◆ Short exercise ◆
Return the lines that follow, exactly as they appear, from the first through the one containing "const tickStep = 0.1;"; no pictures are to be included.
==== Information provided ====
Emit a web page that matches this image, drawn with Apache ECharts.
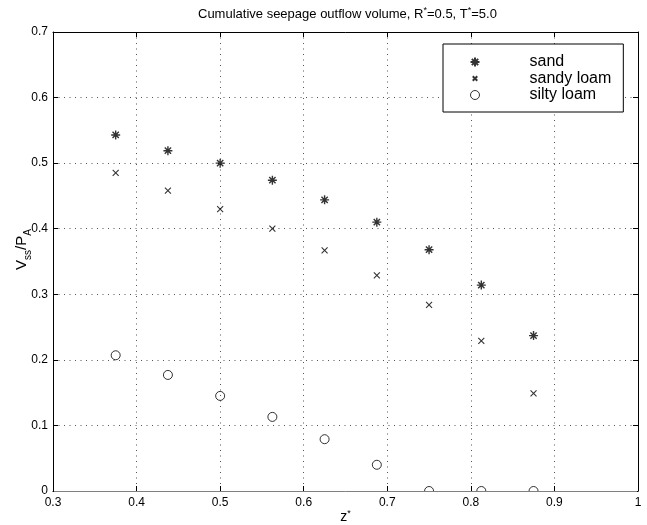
<!DOCTYPE html>
<html>
<head>
<meta charset="utf-8">
<script src="https://cdn.jsdelivr.net/npm/echarts@6/dist/echarts.min.js"></script>
<style>
html, body { margin: 0; padding: 0; background: #fff; }
#chart { width: 647px; height: 525px; }
</style>
</head>
<body>
<div id="chart"></div>
<script>
// Relative depth z* at which each profile was evaluated
const zStar = [0.375, 0.4375, 0.5, 0.5625, 0.625, 0.6875, 0.75, 0.8125, 0.875];

// Normalised cumulative seepage outflow V_ss / P_A for each soil
const sand      = [0.543, 0.519, 0.500, 0.474, 0.444, 0.410, 0.368, 0.314, 0.237];
const sandyLoam = [0.485, 0.458, 0.430, 0.400, 0.367, 0.329, 0.284, 0.229, 0.149];
const siltyLoam = [0.207, 0.177, 0.145, 0.113, 0.079, 0.040, 0.000, 0.000, 0.000];

const seriesNames = ['sand', 'sandy loam', 'silty loam'];

// Axis ranges and tick spacing
const xRange = [0.3, 1.0];
const yRange = [0, 0.7];
const tickStep = 0.1;

const FONT = '"Liberation Sans", Arial, Helvetica, sans-serif';

// Marker shapes: asterisk (plus + cross), cross, open circle
const STAR_PATH  = 'path://M5,0L5,10M0,5L10,5M1.5,1.5L8.5,8.5M1.5,8.5L8.5,1.5';
const CROSS_PATH = 'path://M0,0L10,10M0,10L10,0';
// same cross with empty margin so the legend icon stays small
const CROSS_ICON = 'path://M0,0M14,14M3.5,3.5L10.5,10.5M3.5,10.5L10.5,3.5';

const pairs = ys => zStar.map((x, i) => [x, ys[i]]);

const strokeStyle = { color: 'none', borderColor: '#000', borderWidth: 1.1 };

const dotted = { show: true, lineStyle: { color: '#555', width: 1, type: [1, 4.5] } };

const baseAxis = {
  interval: tickStep,
  nameMoveOverlap: false,
  axisLine: { show: true, onZero: false, lineStyle: { color: '#000', width: 1 } },
  axisTick: { show: true, inside: true, length: 5, lineStyle: { color: '#000' } },
  axisLabel: { color: '#000', fontFamily: FONT, fontSize: 12 },
  splitLine: { show: false }
};

const chart = echarts.init(document.getElementById('chart'), null, { renderer: 'canvas' });

const option = {
  backgroundColor: '#fff',
  animation: false,
  title: {
    text: '{n|Cumulative seepage outflow volume, R}{s|*}{n|=0.5, T}{s|*}{n|=5.0}',
    left: 198,
    top: 6,
    padding: 0,
    textStyle: {
      fontWeight: 'normal',
      rich: {
        n: { fontFamily: FONT, fontSize: 13, fontWeight: 'normal', color: '#000', lineHeight: 16 },
        s: { fontFamily: FONT, fontSize: 9, fontWeight: 'normal', color: '#000', verticalAlign: 'top', lineHeight: 9 }
      }
    }
  },
  grid: { left: 53, right: 9, top: 32, bottom: 34, containLabel: false, outerBoundsMode: 'none' },
  xAxis: [
    Object.assign({}, baseAxis, {
      type: 'value', min: xRange[0], max: xRange[1], position: 'bottom',
      axisLabel: Object.assign({}, baseAxis.axisLabel, { margin: 6 }),
      splitLine: dotted,
      name: '{n|z}{s|*}',
      nameLocation: 'middle',
      nameGap: 18,
      nameTextStyle: {
        rich: {
          n: { fontFamily: FONT, fontSize: 14, color: '#000', lineHeight: 16 },
          s: { fontFamily: FONT, fontSize: 9, color: '#000', verticalAlign: 'top', lineHeight: 9 }
        }
      }
    }),
    Object.assign({}, baseAxis, {
      type: 'value', min: xRange[0], max: xRange[1], position: 'top',
      axisLabel: { show: false }
    })
  ],
  yAxis: [
    Object.assign({}, baseAxis, {
      type: 'value', min: yRange[0], max: yRange[1], position: 'left',
      axisLabel: Object.assign({}, baseAxis.axisLabel, { margin: 5 }),
      splitLine: dotted,
      name: '{v|V}{s|ss}{v|/P}{s|A}',
      nameLocation: 'middle',
      nameGap: 20,
      nameRotate: 90,
      nameTextStyle: {
        padding: [0, 0, 0, 24],
        rich: {
          v: { fontFamily: FONT, fontSize: 15, color: '#000', lineHeight: 22, verticalAlign: 'middle' },
          s: { fontFamily: FONT, fontSize: 10, color: '#000', lineHeight: 10, verticalAlign: 'bottom' }
        }
      }
    }),
    Object.assign({}, baseAxis, {
      type: 'value', min: yRange[0], max: yRange[1], position: 'right',
      axisLabel: { show: false }
    })
  ],
  legend: {
    orient: 'vertical',
    left: 443,
    top: 44,
    padding: [10, 12, 9, 25],
    borderColor: '#000',
    borderWidth: 1,
    backgroundColor: '#fff',
    itemWidth: 9,
    itemHeight: 9,
    itemGap: 0.5,
    textStyle: {
      fontFamily: FONT, fontSize: 16, color: '#000', lineHeight: 16,
      padding: [0, 0, 0, 45]
    },
    data: [
      { name: seriesNames[0], icon: STAR_PATH },
      { name: seriesNames[1], icon: CROSS_ICON },
      { name: seriesNames[2], icon: 'circle', itemStyle: { color: 'none', borderColor: '#000', borderWidth: 1 } }
    ]
  },
  series: [
    {
      name: seriesNames[0], type: 'scatter', data: pairs(sand),
      symbol: STAR_PATH, symbolSize: 9,
      itemStyle: Object.assign({}, strokeStyle, { borderWidth: 1.4 }), z: 5
    },
    {
      name: seriesNames[1], type: 'scatter', data: pairs(sandyLoam),
      symbol: CROSS_PATH, symbolSize: 6,
      itemStyle: strokeStyle, z: 5
    },
    {
      name: seriesNames[2], type: 'scatter', data: pairs(siltyLoam),
      symbol: 'circle', symbolSize: 9,
      itemStyle: { color: 'none', borderColor: '#000', borderWidth: 1 }, z: 5
    }
  ]
};

chart.setOption(option);

// Hide the part of markers that falls below the x axis line, as in a clipped plot box.
const px0 = chart.convertToPixel({ xAxisIndex: 0 }, xRange[0]);
const px1 = chart.convertToPixel({ xAxisIndex: 0 }, xRange[1]);
const pyBottom = chart.convertToPixel({ yAxisIndex: 0 }, yRange[0]);
chart.setOption({
  graphic: [{
    type: 'rect', silent: true, z: 10,
    shape: { x: px0 + 1, y: pyBottom + 0.6, width: px1 - px0 - 2, height: 5 },
    style: { fill: '#fff' }
  }]
});
</script>
</body>
</html>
====
◆ Answer ◆
Emit a web page that matches this image, drawn with Apache ECharts.
<!DOCTYPE html>
<html>
<head>
<meta charset="utf-8">
<script src="https://cdn.jsdelivr.net/npm/echarts@6/dist/echarts.min.js"></script>
<style>
html, body { margin: 0; padding: 0; background: #fff; }
#chart { width: 647px; height: 525px; }
</style>
</head>
<body>
<div id="chart"></div>
<script>
// Relative depth z* at which each profile was evaluated
const zStar = [0.375, 0.4375, 0.5, 0.5625, 0.625, 0.6875, 0.75, 0.8125, 0.875];

// Normalised cumulative seepage outflow V_ss / P_A for each soil
const sand      = [0.543, 0.519, 0.500, 0.474, 0.444, 0.410, 0.368, 0.314, 0.237];
const sandyLoam = [0.485, 0.458, 0.430, 0.400, 0.367, 0.329, 0.284, 0.229, 0.149];
const siltyLoam = [0.207, 0.177, 0.145, 0.113, 0.079, 0.040, 0.000, 0.000, 0.000];

const seriesNames = ['sand', 'sandy loam', 'silty loam'];

// Axis ranges and tick spacing
const xRange = [0.3, 1.0];
const yRange = [0, 0.7];
const tickStep = 0.1;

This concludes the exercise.